As Chief Minister, EMS guided the establishment of the Kerala State Institute of Languages, the Kerala Lalita Kala Academy, the Kerala Sangeetha Nataka Akademi and a number of institutions in honour of cultural personalities, including Kumaran Asan. EMS has written about every significant literary issue or personality in Kerala. Some of his early writings suffered from sectarian and dogmatic blemishes. In an introduction to a collection of his early essays titled Marxism and Malayalam Literature, which included his seminal work of 1937, EMS frankly admitted the drawbacks. He did not want to drop or amend any essay. His stand was let the people decide. On looking back, we realise that each essay in spite of their drawbacks, contributes to the main thread of ideas and evaluations that marked a turning point in the onward march of progressive literature and the arts in Kerala.

During the last decade and a half, EMS wrote a regular column on contemporary books. He reviewed books of all type - poetry, criticism, novel, shortstories, history and so on. The weekly series was like a running commentary on Kerala's literary panorama. Rarely in history has a man of action been a man of letters as well. EMS was one such rare combination. He said often that the struggle for a new culture and people's literature is as important as the struggle for jobs and wages, land and livelihood. He said that each strand of struggle complements and strengthens another strand.
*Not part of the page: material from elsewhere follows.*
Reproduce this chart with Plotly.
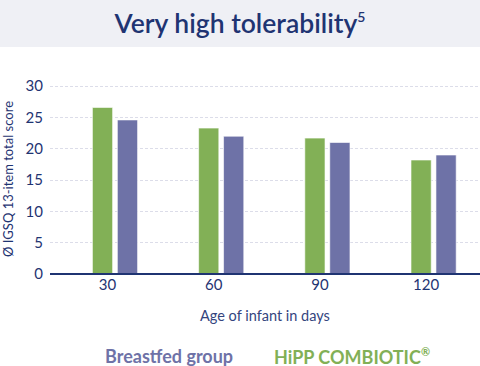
import plotly.graph_objects as go

categories = ["30", "60", "90", "120"]
hipp_combiotic = [26.6, 23.3, 21.7, 18.2]
breastfed = [24.6, 22.0, 21.0, 19.0]
y_ticks = [0, 5, 10, 15, 20, 25, 30]

NAVY = "#1f3472"
GREEN = "#82b056"
PURPLE = "#6e72a7"
FONT = "Lato, 'Open Sans', sans-serif"

xpos = list(range(len(categories)))

fig = go.Figure()
fig.add_trace(go.Bar(x=xpos, y=hipp_combiotic, name="HiPP COMBIOTIC®",
                     marker=dict(color=GREEN, line=dict(color="rgba(255,255,255,0.6)", width=1))))
fig.add_trace(go.Bar(x=xpos, y=breastfed, name="Breastfed group",
                     marker=dict(color=PURPLE, line=dict(color="rgba(255,255,255,0.6)", width=1))))

W, H = 480, 366
ml, mr, mt, mb = 50, 0, 83, 92
pw = W - ml - mr
ph = H - mt - mb

def px_to_paper_y(py):
    return (H - mb - py) / ph

def px_to_paper_x(px):
    return (px - ml) / pw

fig.update_layout(
    width=W, height=H,
    margin=dict(l=ml, r=mr, t=mt, b=mb),
    paper_bgcolor="white", plot_bgcolor="white",
    barmode="group", bargap=0.53, bargroupgap=0.19,
    showlegend=False,
    font=dict(family=FONT, color=NAVY),
    title=dict(text="Very high tolerability<sup><span style='font-size:14px'>5</span></sup>",
               x=0.5, xanchor="center",
               xref="container", yref="container", y=1 - 24 / H, yanchor="middle",
               font=dict(size=26.5, color=NAVY, family=FONT, weight=600)),
    xaxis=dict(range=[-0.612, 3.437], tickmode="array",
               tickvals=[i - 0.07 for i in xpos], ticktext=categories,
               showgrid=False, zeroline=False, showline=False, ticks="",
               tickfont=dict(size=15, color=NAVY)),
    yaxis=dict(range=[0, 30.5], tickvals=y_ticks, showgrid=True,
               gridcolor="#dcdde9", griddash="3px,2px", gridwidth=1,
               zeroline=True, zerolinecolor=NAVY, zerolinewidth=2,
               showline=False, ticks="", ticklabelstandoff=6,
               tickfont=dict(size=15, color=NAVY)),
    shapes=[
        dict(type="rect", xref="paper", yref="paper",
             x0=px_to_paper_x(0), x1=px_to_paper_x(W),
             y0=px_to_paper_y(47), y1=px_to_paper_y(0),
             fillcolor="#eff0f5", line=dict(width=0), layer="below"),
        dict(type="line", xref="paper", yref="paper", x0=0, x1=1, y0=0, y1=0,
             line=dict(color=NAVY, width=2)),
    ],
    annotations=[
        dict(text="Age of infant in days", xref="paper", yref="paper",
             x=px_to_paper_x(265), y=px_to_paper_y(315), showarrow=False,
             xanchor="center", yanchor="middle", font=dict(size=14.5, color="#34457e")),
        dict(text="Ø IGSQ 13-item total score", xref="paper", yref="paper",
             x=px_to_paper_x(8), y=px_to_paper_y(179), showarrow=False, textangle=-90,
             xanchor="center", yanchor="middle", font=dict(size=13, color=NAVY)),
        dict(text="<b>Breastfed group</b>", xref="paper", yref="paper",
             x=px_to_paper_x(169), y=px_to_paper_y(356), showarrow=False,
             xanchor="center", yanchor="middle", font=dict(size=18, color=PURPLE)),
        dict(text="<b>HiPP COMBIOTIC<sup><span style='font-size:11px'>®</span></sup></b>",
             xref="paper", yref="paper",
             x=px_to_paper_x(352), y=px_to_paper_y(356), showarrow=False,
             xanchor="center", yanchor="middle", font=dict(size=18, color=GREEN)),
    ],
)

fig.write_html("out.html", config={"displayModeBar": False},
               post_script="document.body.style.margin='0';document.body.style.overflow='hidden';")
One of his last wishes was to build a national forum for culture and the arts on the lines of IPTA and the PWA of the 1940s and 1950s. The new forum, he said, should take into consideration the current revolution in the media and the resultant growth and spread of cultural artforms. May we live up to the heritage of the Master and follow his footsteps into a 21st century world of art and letters.

P. Govinda Pillai, a Left intellectual, is a former Editor of the Desabhimani newspaper.